● **STATED PROBLEM**: Your copy should be exact, beginning at the line containing "Recreate this image" and ending at the line containing "width=816, minimum height=175]", with both lines kept and every picture dropped.

● **EXCERPTED RECORDS**:
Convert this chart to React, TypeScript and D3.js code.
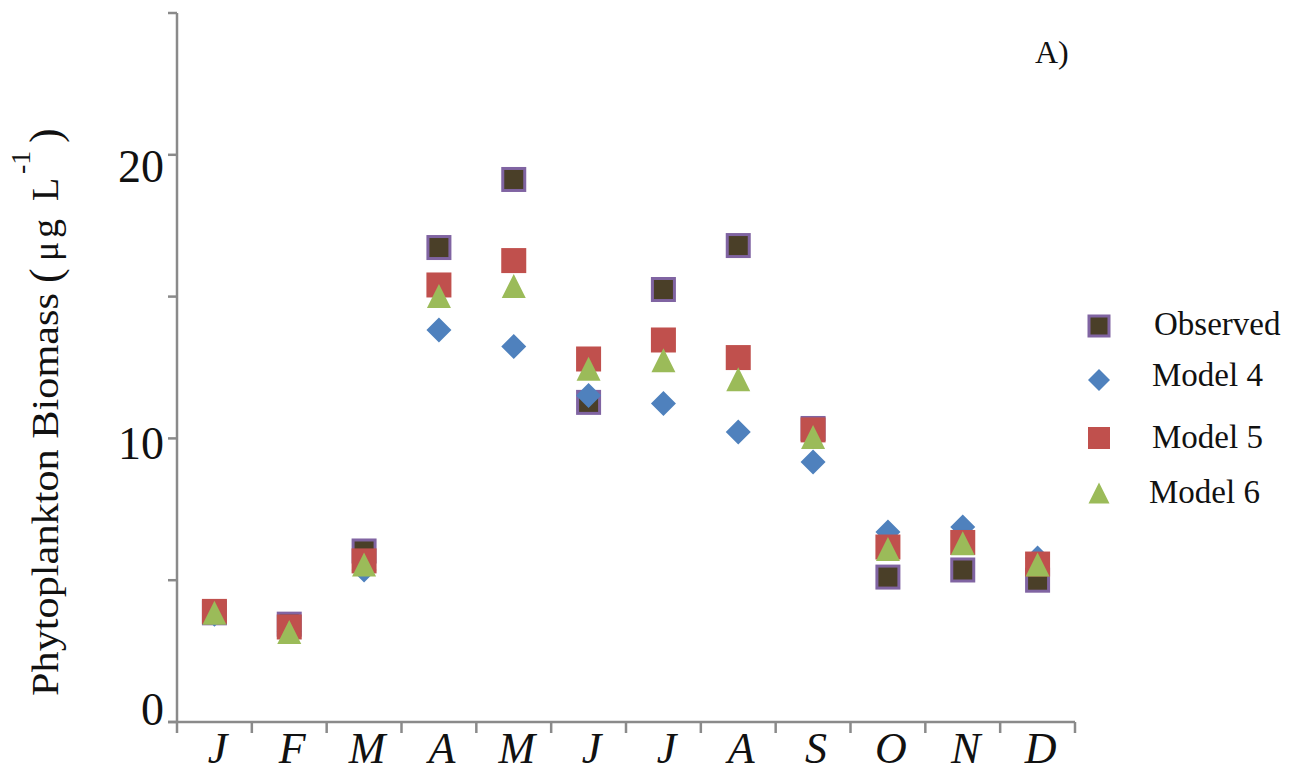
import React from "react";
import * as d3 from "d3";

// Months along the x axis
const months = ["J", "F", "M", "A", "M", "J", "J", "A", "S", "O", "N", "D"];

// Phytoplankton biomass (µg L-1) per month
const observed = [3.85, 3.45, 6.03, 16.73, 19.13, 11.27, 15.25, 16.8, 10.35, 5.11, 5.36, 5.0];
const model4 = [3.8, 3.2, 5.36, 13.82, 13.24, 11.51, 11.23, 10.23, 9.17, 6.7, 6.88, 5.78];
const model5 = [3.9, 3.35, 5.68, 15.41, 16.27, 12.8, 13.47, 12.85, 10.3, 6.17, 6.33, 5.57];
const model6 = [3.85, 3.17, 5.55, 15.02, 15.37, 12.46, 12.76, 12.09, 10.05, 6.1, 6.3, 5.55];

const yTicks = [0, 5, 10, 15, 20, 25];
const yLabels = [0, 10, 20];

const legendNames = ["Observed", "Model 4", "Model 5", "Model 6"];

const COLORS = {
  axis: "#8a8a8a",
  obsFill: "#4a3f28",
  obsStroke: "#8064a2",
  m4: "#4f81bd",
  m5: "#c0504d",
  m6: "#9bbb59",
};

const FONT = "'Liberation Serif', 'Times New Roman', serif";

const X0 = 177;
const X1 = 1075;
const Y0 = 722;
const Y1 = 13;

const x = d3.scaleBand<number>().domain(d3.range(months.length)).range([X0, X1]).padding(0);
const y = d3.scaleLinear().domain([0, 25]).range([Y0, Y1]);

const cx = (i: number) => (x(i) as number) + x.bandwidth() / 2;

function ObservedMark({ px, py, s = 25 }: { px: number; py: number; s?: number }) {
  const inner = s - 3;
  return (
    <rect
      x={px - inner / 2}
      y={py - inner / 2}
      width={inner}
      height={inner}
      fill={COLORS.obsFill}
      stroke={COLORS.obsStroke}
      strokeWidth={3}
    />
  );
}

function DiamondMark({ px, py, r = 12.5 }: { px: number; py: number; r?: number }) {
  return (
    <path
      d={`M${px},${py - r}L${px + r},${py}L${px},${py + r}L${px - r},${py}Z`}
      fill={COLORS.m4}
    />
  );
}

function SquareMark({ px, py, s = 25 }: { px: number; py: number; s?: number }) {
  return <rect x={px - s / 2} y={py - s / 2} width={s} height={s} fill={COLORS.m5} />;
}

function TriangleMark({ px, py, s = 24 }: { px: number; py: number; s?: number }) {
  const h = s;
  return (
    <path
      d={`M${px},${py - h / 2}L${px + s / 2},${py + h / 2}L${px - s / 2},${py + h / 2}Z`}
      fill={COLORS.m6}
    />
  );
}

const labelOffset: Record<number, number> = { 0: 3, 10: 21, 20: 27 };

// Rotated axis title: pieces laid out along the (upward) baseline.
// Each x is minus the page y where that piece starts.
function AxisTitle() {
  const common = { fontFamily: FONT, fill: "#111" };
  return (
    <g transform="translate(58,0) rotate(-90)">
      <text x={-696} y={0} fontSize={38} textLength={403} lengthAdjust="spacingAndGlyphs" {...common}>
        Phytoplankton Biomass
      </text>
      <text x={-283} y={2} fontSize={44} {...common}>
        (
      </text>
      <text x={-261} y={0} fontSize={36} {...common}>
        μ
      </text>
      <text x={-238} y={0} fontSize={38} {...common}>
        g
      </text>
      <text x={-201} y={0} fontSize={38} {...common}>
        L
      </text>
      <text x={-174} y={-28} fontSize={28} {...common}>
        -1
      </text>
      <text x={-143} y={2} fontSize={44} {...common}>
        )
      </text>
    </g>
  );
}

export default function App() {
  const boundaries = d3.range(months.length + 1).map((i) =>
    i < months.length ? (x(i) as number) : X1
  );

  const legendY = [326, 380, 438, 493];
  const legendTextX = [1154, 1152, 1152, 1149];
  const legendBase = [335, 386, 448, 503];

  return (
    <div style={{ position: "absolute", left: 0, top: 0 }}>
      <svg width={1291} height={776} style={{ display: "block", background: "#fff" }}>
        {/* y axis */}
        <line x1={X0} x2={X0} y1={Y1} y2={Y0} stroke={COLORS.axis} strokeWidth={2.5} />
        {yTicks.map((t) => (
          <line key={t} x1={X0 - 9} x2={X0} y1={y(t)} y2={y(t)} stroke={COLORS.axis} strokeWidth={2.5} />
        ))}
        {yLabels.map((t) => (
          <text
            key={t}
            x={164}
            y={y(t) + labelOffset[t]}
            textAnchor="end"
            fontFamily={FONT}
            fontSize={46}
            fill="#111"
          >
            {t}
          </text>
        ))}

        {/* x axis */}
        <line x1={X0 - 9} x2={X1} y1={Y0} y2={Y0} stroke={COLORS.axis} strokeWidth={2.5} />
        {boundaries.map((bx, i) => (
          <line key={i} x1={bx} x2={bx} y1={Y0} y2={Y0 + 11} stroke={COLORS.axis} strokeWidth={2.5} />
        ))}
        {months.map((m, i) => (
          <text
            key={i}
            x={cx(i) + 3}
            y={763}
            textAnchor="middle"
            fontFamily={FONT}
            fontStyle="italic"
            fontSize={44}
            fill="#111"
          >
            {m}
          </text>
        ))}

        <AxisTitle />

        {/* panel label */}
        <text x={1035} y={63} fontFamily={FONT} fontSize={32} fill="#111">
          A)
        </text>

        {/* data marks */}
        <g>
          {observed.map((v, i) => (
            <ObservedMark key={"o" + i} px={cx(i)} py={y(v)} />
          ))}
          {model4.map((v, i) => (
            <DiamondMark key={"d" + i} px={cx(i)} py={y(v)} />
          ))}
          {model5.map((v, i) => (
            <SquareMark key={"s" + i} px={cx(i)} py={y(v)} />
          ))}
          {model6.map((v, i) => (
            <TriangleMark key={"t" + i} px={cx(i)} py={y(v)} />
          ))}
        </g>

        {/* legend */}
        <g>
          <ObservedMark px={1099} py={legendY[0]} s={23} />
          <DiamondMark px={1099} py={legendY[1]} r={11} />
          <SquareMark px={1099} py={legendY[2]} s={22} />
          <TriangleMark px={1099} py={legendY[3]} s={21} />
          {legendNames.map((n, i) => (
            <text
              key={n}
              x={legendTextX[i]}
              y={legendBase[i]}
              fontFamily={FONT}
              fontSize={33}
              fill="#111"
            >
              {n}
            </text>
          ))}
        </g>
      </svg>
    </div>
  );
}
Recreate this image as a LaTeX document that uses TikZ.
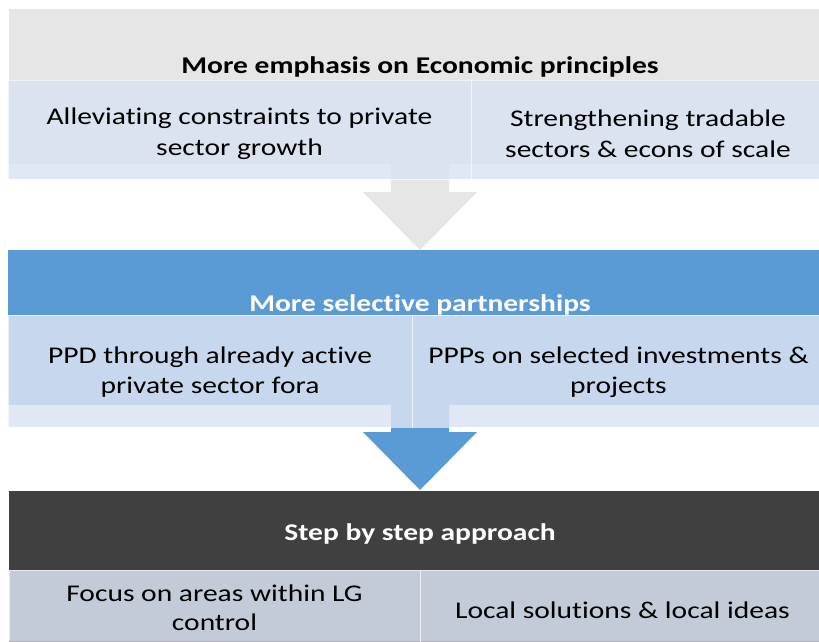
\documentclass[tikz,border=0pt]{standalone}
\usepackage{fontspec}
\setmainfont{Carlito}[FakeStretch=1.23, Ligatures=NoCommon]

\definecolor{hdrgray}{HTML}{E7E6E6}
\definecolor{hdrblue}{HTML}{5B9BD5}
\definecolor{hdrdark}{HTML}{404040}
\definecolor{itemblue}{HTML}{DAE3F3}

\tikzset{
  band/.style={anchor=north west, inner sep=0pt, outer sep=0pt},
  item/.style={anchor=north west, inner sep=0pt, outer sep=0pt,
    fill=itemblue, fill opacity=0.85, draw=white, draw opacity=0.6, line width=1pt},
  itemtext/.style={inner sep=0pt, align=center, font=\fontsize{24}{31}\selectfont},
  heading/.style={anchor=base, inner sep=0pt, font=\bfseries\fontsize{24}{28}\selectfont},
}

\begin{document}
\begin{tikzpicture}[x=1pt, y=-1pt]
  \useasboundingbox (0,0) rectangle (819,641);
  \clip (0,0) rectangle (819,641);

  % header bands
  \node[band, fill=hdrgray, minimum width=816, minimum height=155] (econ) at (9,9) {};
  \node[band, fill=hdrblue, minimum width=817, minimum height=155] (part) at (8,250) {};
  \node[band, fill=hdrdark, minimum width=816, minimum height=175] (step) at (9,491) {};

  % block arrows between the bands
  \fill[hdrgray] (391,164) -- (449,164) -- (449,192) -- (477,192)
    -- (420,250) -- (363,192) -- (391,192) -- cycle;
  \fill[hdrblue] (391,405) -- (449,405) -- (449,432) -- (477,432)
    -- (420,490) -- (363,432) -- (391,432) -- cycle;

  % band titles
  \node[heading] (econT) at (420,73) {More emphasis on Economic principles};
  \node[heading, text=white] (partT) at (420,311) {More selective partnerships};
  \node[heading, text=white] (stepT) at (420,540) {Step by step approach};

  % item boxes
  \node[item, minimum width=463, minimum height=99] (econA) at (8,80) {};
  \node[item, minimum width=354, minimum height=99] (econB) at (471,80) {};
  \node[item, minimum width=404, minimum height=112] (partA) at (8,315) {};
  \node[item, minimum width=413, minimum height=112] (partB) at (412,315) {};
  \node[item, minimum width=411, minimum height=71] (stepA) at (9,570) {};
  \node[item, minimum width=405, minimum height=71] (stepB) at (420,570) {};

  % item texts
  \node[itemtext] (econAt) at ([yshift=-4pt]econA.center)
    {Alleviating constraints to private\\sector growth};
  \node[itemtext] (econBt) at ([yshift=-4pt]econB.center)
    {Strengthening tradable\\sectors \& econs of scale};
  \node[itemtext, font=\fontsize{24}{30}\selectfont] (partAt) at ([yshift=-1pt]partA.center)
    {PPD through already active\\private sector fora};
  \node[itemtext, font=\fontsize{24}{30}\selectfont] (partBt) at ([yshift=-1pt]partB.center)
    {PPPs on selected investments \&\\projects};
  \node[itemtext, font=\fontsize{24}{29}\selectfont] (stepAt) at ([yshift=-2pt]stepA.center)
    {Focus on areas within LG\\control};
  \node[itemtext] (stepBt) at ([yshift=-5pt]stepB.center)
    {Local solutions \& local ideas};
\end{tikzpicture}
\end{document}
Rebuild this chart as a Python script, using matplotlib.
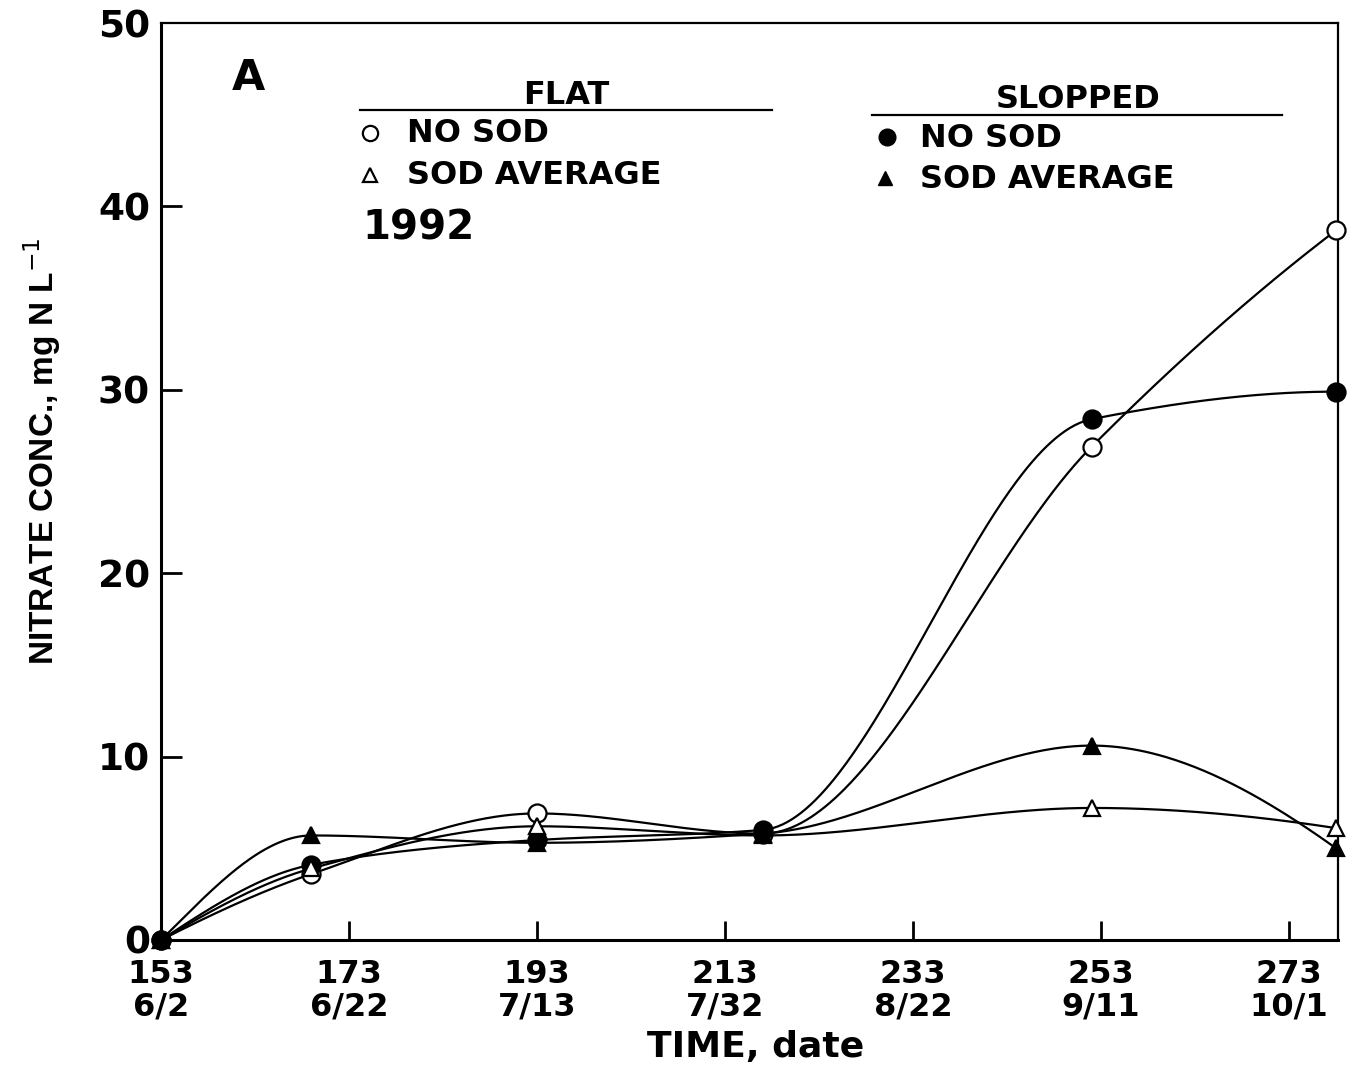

● **EXERCISE SOLUTION**:
Recreate this image as a LaTeX document that uses TikZ.
\documentclass[tikz,border=0pt]{standalone}
\usepackage{fontspec}
\setmainfont{Carlito}[FakeStretch=1.23, Ligatures=NoCommon]

\definecolor{hdrgray}{HTML}{E7E6E6}
\definecolor{hdrblue}{HTML}{5B9BD5}
\definecolor{hdrdark}{HTML}{404040}
\definecolor{itemblue}{HTML}{DAE3F3}

\tikzset{
  band/.style={anchor=north west, inner sep=0pt, outer sep=0pt},
  item/.style={anchor=north west, inner sep=0pt, outer sep=0pt,
    fill=itemblue, fill opacity=0.85, draw=white, draw opacity=0.6, line width=1pt},
  itemtext/.style={inner sep=0pt, align=center, font=\fontsize{24}{31}\selectfont},
  heading/.style={anchor=base, inner sep=0pt, font=\bfseries\fontsize{24}{28}\selectfont},
}

\begin{document}
\begin{tikzpicture}[x=1pt, y=-1pt]
  \useasboundingbox (0,0) rectangle (819,641);
  \clip (0,0) rectangle (819,641);

  % header bands
  \node[band, fill=hdrgray, minimum width=816, minimum height=155] (econ) at (9,9) {};
  \node[band, fill=hdrblue, minimum width=817, minimum height=155] (part) at (8,250) {};
  \node[band, fill=hdrdark, minimum width=816, minimum height=175] (step) at (9,491) {};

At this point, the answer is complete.